I need to find the residue of
$$\frac{e^{2/z}}{1+e^z}$$

at z = $\pi i$

I've been scribbling over numerous papers trying to figure this out. So far I've tried to expand the denominator

$$\frac{e^{2/z}}{(1-e^z + \frac{e^{2z}}{2!} - ...)}$$

I think maybe I've expanded that incorrectly, but I was thinking about pulling an $e^z$ out of the denom and multiplying the entire function $f(z)$ by the expanded 'leftovers', but I think that's incorrect too..
$$\frac{e^{2/z}}{e^z(\frac{1}{e^z}-1+1-...)}$$

I feel like my steps are misguided because I can't seem to see where to go next.

 

[Dick]

I need to find the residue of
$$\frac{e^{2/z}}{1+e^z}$$

at z = $\pi i$

I've been scribbling over numerous papers trying to figure this out. So far I've tried to expand the denominator

$$\frac{e^{2/z}}{(1-e^z + \frac{e^{2z}}{2!} - ...)}$$

I think maybe I've expanded that incorrectly, but I was thinking about pulling an $e^z$ out of the denom and multiplying the entire function $f(z)$ by the expanded 'leftovers', but I think that's incorrect too..
$$\frac{e^{2/z}}{e^z(\frac{1}{e^z}-1+1-...)}$$

I feel like my steps are misguided because I can't seem to see where to go next.
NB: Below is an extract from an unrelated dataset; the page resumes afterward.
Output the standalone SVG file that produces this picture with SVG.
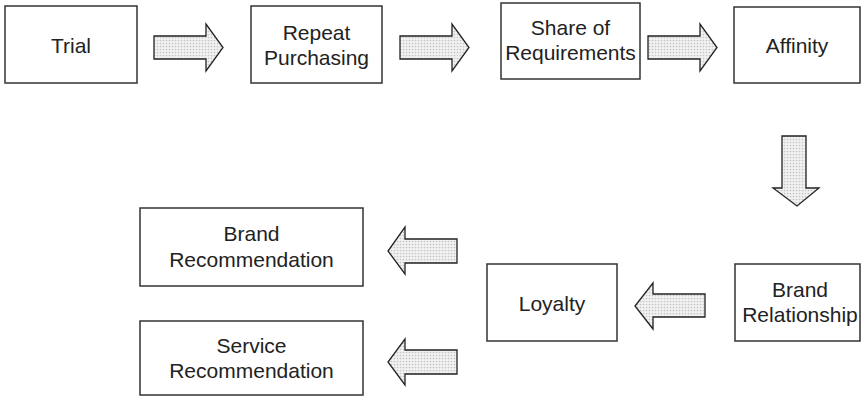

You can find residues by solving limit problems. Do you know that way? And yes, you are expanding incorrectly. But that's not really the way to do it anyway.

 

[mateomy]

Would it need to be a L'Hopital statetgy? (I'm going to try it). Also, I know this is the worst possible thing to say, according to a professor of mine, but I've gotten lazy and not practiced Taylor/Macluarin expansions in a while. I was under the impression that I could just expand 1/(1+x) and replace all the x's with $e^x$. What did I do wrong in there?

 

[Dick]

Would it need to be a L'Hopital statetgy? (I'm going to try it). Also, I know this is the worst possible thing to say, according to a professor of mine, but I've gotten lazy and not practiced Taylor/Macluarin expansions in a while. I was under the impression that I could just expand 1/(1+x) and replace all the x's with $e^x$. What did I do wrong in there?

You can do that. You didn't do it right. What's the expansion of 1/(1+x)? But the expansion won't help you find the residue. Yes, write a limit and use l'Hopital.

 

[mateomy]

...the expansion won't help you find the residue.

I know. Just looking to fill in memory lapses with my Calculus.

Thanks for the guidance.